_STORED DATA_:
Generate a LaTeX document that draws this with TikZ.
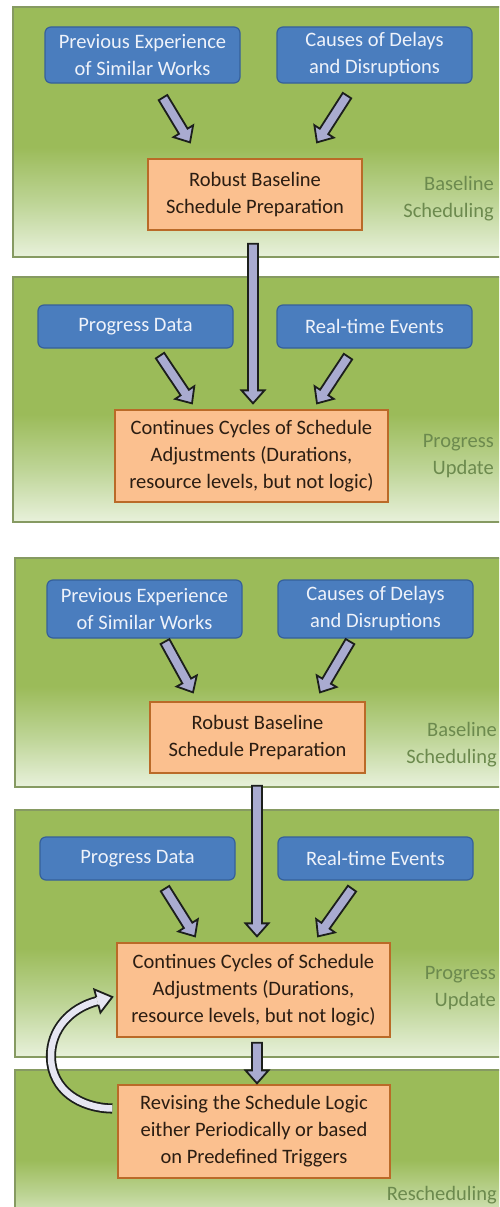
\documentclass[tikz,border=0pt]{standalone}
\usepackage{fontspec}
\setmainfont{Carlito}
\usetikzlibrary{calc}

\definecolor{panelgreen}{HTML}{9BBB59}
\definecolor{panelmid}{HTML}{BDD495}
\definecolor{panelpale}{HTML}{E8F1DB}
\definecolor{panelline}{HTML}{869A62}
\definecolor{inblue}{HTML}{4A7DBE}
\definecolor{inblueline}{HTML}{36609A}
\definecolor{intext}{HTML}{EEF2FA}
\definecolor{stepfill}{HTML}{FBC08F}
\definecolor{stepline}{HTML}{BA6A28}
\definecolor{steptext}{HTML}{2B1D12}
\definecolor{phasetext}{HTML}{6C8A4E}
\definecolor{arrowfill}{HTML}{A9ABD0}
\definecolor{arrowline}{HTML}{1C1F1C}
\definecolor{loopfill}{HTML}{E6E6F2}

% phase panel fill: green at the top, fading to pale at the bottom
\pgfdeclareverticalshading{panelshade}{100bp}{%
  color(0bp)=(panelpale); color(25bp)=(panelpale);
  color(36bp)=(panelmid); color(47bp)=(panelgreen);
  color(75bp)=(panelgreen); color(100bp)=(panelgreen)}

\tikzset{
  every node/.style={font=\fontsize{20.5}{27}\selectfont},
  panel/.style={shading=panelshade, draw=panelline, line width=1.2pt},
  inputbox/.style={draw=inblueline, fill=inblue, line width=1.2pt,
    rounded corners=6pt, text=intext, align=center,
    minimum width=195pt, inner sep=0pt},
  stepbox/.style={draw=stepline, fill=stepfill, line width=1.3pt,
    text=steptext, align=center, inner sep=0pt},
  phaselabel/.style={text=phasetext, align=right, anchor=east, inner sep=0pt},
  blockarr/.style={draw=arrowline, fill=arrowfill, line width=1.8pt, line join=miter},
  looparr/.style={draw=arrowline, line width=1.8pt, double=loopfill, double distance=6.5pt},
  loophead/.style={draw=arrowline, fill=loopfill, line width=1.8pt, line join=miter},
}

% block arrow from coordinate #1 to coordinate #2
\newcommand\blkarrow[2]{%
  \coordinate (bah) at ($(#2)!13pt!(#1)$);
  \draw[blockarr]
    ($(#1)!5pt!90:(#2)$) -- ($(bah)!5pt!90:(#2)$) -- ($(bah)!11.5pt!90:(#2)$)
    -- (#2) -- ($(bah)!11.5pt!-90:(#2)$) -- ($(bah)!5pt!-90:(#2)$)
    -- ($(#1)!5pt!-90:(#2)$) -- cycle;}

\begin{document}
\begin{tikzpicture}[x=1pt,y=-1pt]
\useasboundingbox (0,0) rectangle (499,1207);
\clip (0,0) rectangle (499,1207);

% phase panels
\shade[panel] (13,7) rectangle (520,257);
\shade[panel] (13,277) rectangle (520,522);
\shade[panel] (15,558) rectangle (520,787);
\shade[panel] (15,810) rectangle (520,1057);
\shade[panel] (15,1070) rectangle (520,1230);

% upper diagram
\node[inputbox, minimum height=56pt] (b1) at (142.5,55) {Previous Experience\\of Similar Works};
\node[inputbox, minimum height=56pt] (b2) at (374.5,55) {Causes of Delays\\and Disruptions};
\node[stepbox, minimum width=214pt, minimum height=71pt] (o1) at (255,194.5) {Robust Baseline\\Schedule Preparation};
\node[phaselabel] (l1) at (494,199) {Baseline\\Scheduling};

\node[inputbox, minimum height=43pt] (b3) at (135.5,326.5) {Progress Data};
\node[inputbox, minimum height=43pt] (b4) at (374.5,326.5) {Real-time Events};
\node[stepbox, minimum width=273pt, minimum height=92pt] (o2) at (251.5,456) {Continues Cycles of Schedule\\Adjustments (Durations,\\resource levels, but not logic)};
\node[phaselabel] (l2) at (494,456) {Progress\\Update};

% lower diagram
\node[inputbox, minimum height=58pt] (b5) at (144.5,609) {Previous Experience\\of Similar Works};
\node[inputbox, minimum height=58pt] (b6) at (375.5,609) {Causes of Delays\\and Disruptions};
\node[stepbox, minimum width=215pt, minimum height=71pt] (o3) at (257.5,737.5) {Robust Baseline\\Schedule Preparation};
\node[phaselabel] (l3) at (497,745) {Baseline\\Scheduling};

\node[inputbox, minimum height=43pt] (b7) at (137.5,858.5) {Progress Data};
\node[inputbox, minimum height=43pt] (b8) at (375.5,858.5) {Real-time Events};
\node[stepbox, minimum width=273pt, minimum height=94pt] (o4) at (253.5,990) {Continues Cycles of Schedule\\Adjustments (Durations,\\resource levels, but not logic)};
\node[phaselabel] (l4) at (496,988) {Progress\\Update};

\node[stepbox, minimum width=272pt, minimum height=93pt] (o5) at (254,1131.5) {Revising the Schedule Logic\\either Periodically or based\\on Predefined Triggers};
\node[phaselabel] (l5) at (497,1195) {Rescheduling};

% arrow end points
\coordinate (a1s) at ($(b1.south)+(20.5,14)$);  \coordinate (a1e) at ($(o1.north)+(-65,-16)$);
\coordinate (a2s) at ($(b2.south)+(-27.5,12)$); \coordinate (a2e) at ($(o1.north)+(62,-16)$);
\coordinate (v1s) at ($(o1.south)+(-2,13)$);    \coordinate (v1e) at ($(o2.north)+(1.5,-6)$);
\coordinate (a3s) at ($(b3.south)+(24.5,7)$);   \coordinate (a3e) at ($(o2.north)+(-59.5,-6)$);
\coordinate (a4s) at ($(b4.south)+(-26.5,8)$);  \coordinate (a4e) at ($(o2.north)+(65.5,-6)$);
\coordinate (a5s) at ($(b5.south)+(20.5,3)$);   \coordinate (a5e) at ($(o3.north)+(-64.5,-9)$);
\coordinate (a6s) at ($(b6.south)+(-25.5,3)$);  \coordinate (a6e) at ($(o3.north)+(62.5,-9)$);
\coordinate (v2s) at ($(o3.south)+(-0.5,12)$);  \coordinate (v2e) at ($(o4.north)+(3.5,-6)$);
\coordinate (a7s) at ($(b7.south)+(27.5,8)$);   \coordinate (a7e) at ($(o4.north)+(-58.5,-6)$);
\coordinate (a8s) at ($(b8.south)+(-23.5,8)$);  \coordinate (a8e) at ($(o4.north)+(64.5,-6)$);
\coordinate (v3s) at ($(o4.south)+(3.5,5)$);    \coordinate (v3e) at ($(o5.north)+(3,-1)$);

\blkarrow{a1s}{a1e} \blkarrow{a2s}{a2e} \blkarrow{v1s}{v1e}
\blkarrow{a3s}{a3e} \blkarrow{a4s}{a4e}
\blkarrow{a5s}{a5e} \blkarrow{a6s}{a6e} \blkarrow{v2s}{v2e}
\blkarrow{a7s}{a7e} \blkarrow{a8s}{a8e} \blkarrow{v3s}{v3e}

% feedback loop from rescheduling back to the adjustment cycles
\coordinate (lps) at ($(o5.west)+(-5,-23)$);
\coordinate (lpt) at ($(o4.west)+(-4,7)$);
\coordinate (lpb) at ($(lpt)+(-15,4)$);
\draw[looparr] (lps) .. controls (80,1108) and (52,1090) .. (51,1058)
  .. controls (50,1030) and (70,1008) .. (lpb);
\filldraw[loophead] ($(lpb)!4.1pt!90:(lpt)$) -- ($(lpb)!12pt!90:(lpt)$) -- (lpt)
  -- ($(lpb)!12pt!-90:(lpt)$) -- ($(lpb)!4.1pt!-90:(lpt)$);
\end{tikzpicture}
\end{document}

_STATED TASK_:
Copy out all of the material exactly as written, without its pictures.

_ANSWER TO THE TASK_:
Generate a LaTeX document that draws this with TikZ.
\documentclass[tikz,border=0pt]{standalone}
\usepackage{fontspec}
\setmainfont{Carlito}
\usetikzlibrary{calc}

\definecolor{panelgreen}{HTML}{9BBB59}
\definecolor{panelmid}{HTML}{BDD495}
\definecolor{panelpale}{HTML}{E8F1DB}
\definecolor{panelline}{HTML}{869A62}
\definecolor{inblue}{HTML}{4A7DBE}
\definecolor{inblueline}{HTML}{36609A}
\definecolor{intext}{HTML}{EEF2FA}
\definecolor{stepfill}{HTML}{FBC08F}
\definecolor{stepline}{HTML}{BA6A28}
\definecolor{steptext}{HTML}{2B1D12}
\definecolor{phasetext}{HTML}{6C8A4E}
\definecolor{arrowfill}{HTML}{A9ABD0}
\definecolor{arrowline}{HTML}{1C1F1C}
\definecolor{loopfill}{HTML}{E6E6F2}

% phase panel fill: green at the top, fading to pale at the bottom
\pgfdeclareverticalshading{panelshade}{100bp}{%
  color(0bp)=(panelpale); color(25bp)=(panelpale);
  color(36bp)=(panelmid); color(47bp)=(panelgreen);
  color(75bp)=(panelgreen); color(100bp)=(panelgreen)}

\tikzset{
  every node/.style={font=\fontsize{20.5}{27}\selectfont},
  panel/.style={shading=panelshade, draw=panelline, line width=1.2pt},
  inputbox/.style={draw=inblueline, fill=inblue, line width=1.2pt,
    rounded corners=6pt, text=intext, align=center,
    minimum width=195pt, inner sep=0pt},
  stepbox/.style={draw=stepline, fill=stepfill, line width=1.3pt,
    text=steptext, align=center, inner sep=0pt},
  phaselabel/.style={text=phasetext, align=right, anchor=east, inner sep=0pt},
  blockarr/.style={draw=arrowline, fill=arrowfill, line width=1.8pt, line join=miter},
  looparr/.style={draw=arrowline, line width=1.8pt, double=loopfill, double distance=6.5pt},
  loophead/.style={draw=arrowline, fill=loopfill, line width=1.8pt, line join=miter},
}

% block arrow from coordinate #1 to coordinate #2
\newcommand\blkarrow[2]{%
  \coordinate (bah) at ($(#2)!13pt!(#1)$);
  \draw[blockarr]
    ($(#1)!5pt!90:(#2)$) -- ($(bah)!5pt!90:(#2)$) -- ($(bah)!11.5pt!90:(#2)$)
    -- (#2) -- ($(bah)!11.5pt!-90:(#2)$) -- ($(bah)!5pt!-90:(#2)$)
    -- ($(#1)!5pt!-90:(#2)$) -- cycle;}

\begin{document}
\begin{tikzpicture}[x=1pt,y=-1pt]
\useasboundingbox (0,0) rectangle (499,1207);
\clip (0,0) rectangle (499,1207);

% phase panels
\shade[panel] (13,7) rectangle (520,257);
\shade[panel] (13,277) rectangle (520,522);
\shade[panel] (15,558) rectangle (520,787);
\shade[panel] (15,810) rectangle (520,1057);
\shade[panel] (15,1070) rectangle (520,1230);

% upper diagram
\node[inputbox, minimum height=56pt] (b1) at (142.5,55) {Previous Experience\\of Similar Works};
\node[inputbox, minimum height=56pt] (b2) at (374.5,55) {Causes of Delays\\and Disruptions};
\node[stepbox, minimum width=214pt, minimum height=71pt] (o1) at (255,194.5) {Robust Baseline\\Schedule Preparation};
\node[phaselabel] (l1) at (494,199) {Baseline\\Scheduling};

\node[inputbox, minimum height=43pt] (b3) at (135.5,326.5) {Progress Data};
\node[inputbox, minimum height=43pt] (b4) at (374.5,326.5) {Real-time Events};
\node[stepbox, minimum width=273pt, minimum height=92pt] (o2) at (251.5,456) {Continues Cycles of Schedule\\Adjustments (Durations,\\resource levels, but not logic)};
\node[phaselabel] (l2) at (494,456) {Progress\\Update};

% lower diagram
\node[inputbox, minimum height=58pt] (b5) at (144.5,609) {Previous Experience\\of Similar Works};
\node[inputbox, minimum height=58pt] (b6) at (375.5,609) {Causes of Delays\\and Disruptions};
\node[stepbox, minimum width=215pt, minimum height=71pt] (o3) at (257.5,737.5) {Robust Baseline\\Schedule Preparation};
\node[phaselabel] (l3) at (497,745) {Baseline\\Scheduling};

\node[inputbox, minimum height=43pt] (b7) at (137.5,858.5) {Progress Data};
\node[inputbox, minimum height=43pt] (b8) at (375.5,858.5) {Real-time Events};
\node[stepbox, minimum width=273pt, minimum height=94pt] (o4) at (253.5,990) {Continues Cycles of Schedule\\Adjustments (Durations,\\resource levels, but not logic)};
\node[phaselabel] (l4) at (496,988) {Progress\\Update};

\node[stepbox, minimum width=272pt, minimum height=93pt] (o5) at (254,1131.5) {Revising the Schedule Logic\\either Periodically or based\\on Predefined Triggers};
\node[phaselabel] (l5) at (497,1195) {Rescheduling};

% arrow end points
\coordinate (a1s) at ($(b1.south)+(20.5,14)$);  \coordinate (a1e) at ($(o1.north)+(-65,-16)$);
\coordinate (a2s) at ($(b2.south)+(-27.5,12)$); \coordinate (a2e) at ($(o1.north)+(62,-16)$);
\coordinate (v1s) at ($(o1.south)+(-2,13)$);    \coordinate (v1e) at ($(o2.north)+(1.5,-6)$);
\coordinate (a3s) at ($(b3.south)+(24.5,7)$);   \coordinate (a3e) at ($(o2.north)+(-59.5,-6)$);
\coordinate (a4s) at ($(b4.south)+(-26.5,8)$);  \coordinate (a4e) at ($(o2.north)+(65.5,-6)$);
\coordinate (a5s) at ($(b5.south)+(20.5,3)$);   \coordinate (a5e) at ($(o3.north)+(-64.5,-9)$);
\coordinate (a6s) at ($(b6.south)+(-25.5,3)$);  \coordinate (a6e) at ($(o3.north)+(62.5,-9)$);
\coordinate (v2s) at ($(o3.south)+(-0.5,12)$);  \coordinate (v2e) at ($(o4.north)+(3.5,-6)$);
\coordinate (a7s) at ($(b7.south)+(27.5,8)$);   \coordinate (a7e) at ($(o4.north)+(-58.5,-6)$);
\coordinate (a8s) at ($(b8.south)+(-23.5,8)$);  \coordinate (a8e) at ($(o4.north)+(64.5,-6)$);
\coordinate (v3s) at ($(o4.south)+(3.5,5)$);    \coordinate (v3e) at ($(o5.north)+(3,-1)$);

\blkarrow{a1s}{a1e} \blkarrow{a2s}{a2e} \blkarrow{v1s}{v1e}
\blkarrow{a3s}{a3e} \blkarrow{a4s}{a4e}
\blkarrow{a5s}{a5e} \blkarrow{a6s}{a6e} \blkarrow{v2s}{v2e}
\blkarrow{a7s}{a7e} \blkarrow{a8s}{a8e} \blkarrow{v3s}{v3e}

% feedback loop from rescheduling back to the adjustment cycles
\coordinate (lps) at ($(o5.west)+(-5,-23)$);
\coordinate (lpt) at ($(o4.west)+(-4,7)$);
\coordinate (lpb) at ($(lpt)+(-15,4)$);
\draw[looparr] (lps) .. controls (80,1108) and (52,1090) .. (51,1058)
  .. controls (50,1030) and (70,1008) .. (lpb);
\filldraw[loophead] ($(lpb)!4.1pt!90:(lpt)$) -- ($(lpb)!12pt!90:(lpt)$) -- (lpt)
  -- ($(lpb)!12pt!-90:(lpt)$) -- ($(lpb)!4.1pt!-90:(lpt)$);
\end{tikzpicture}
\end{document}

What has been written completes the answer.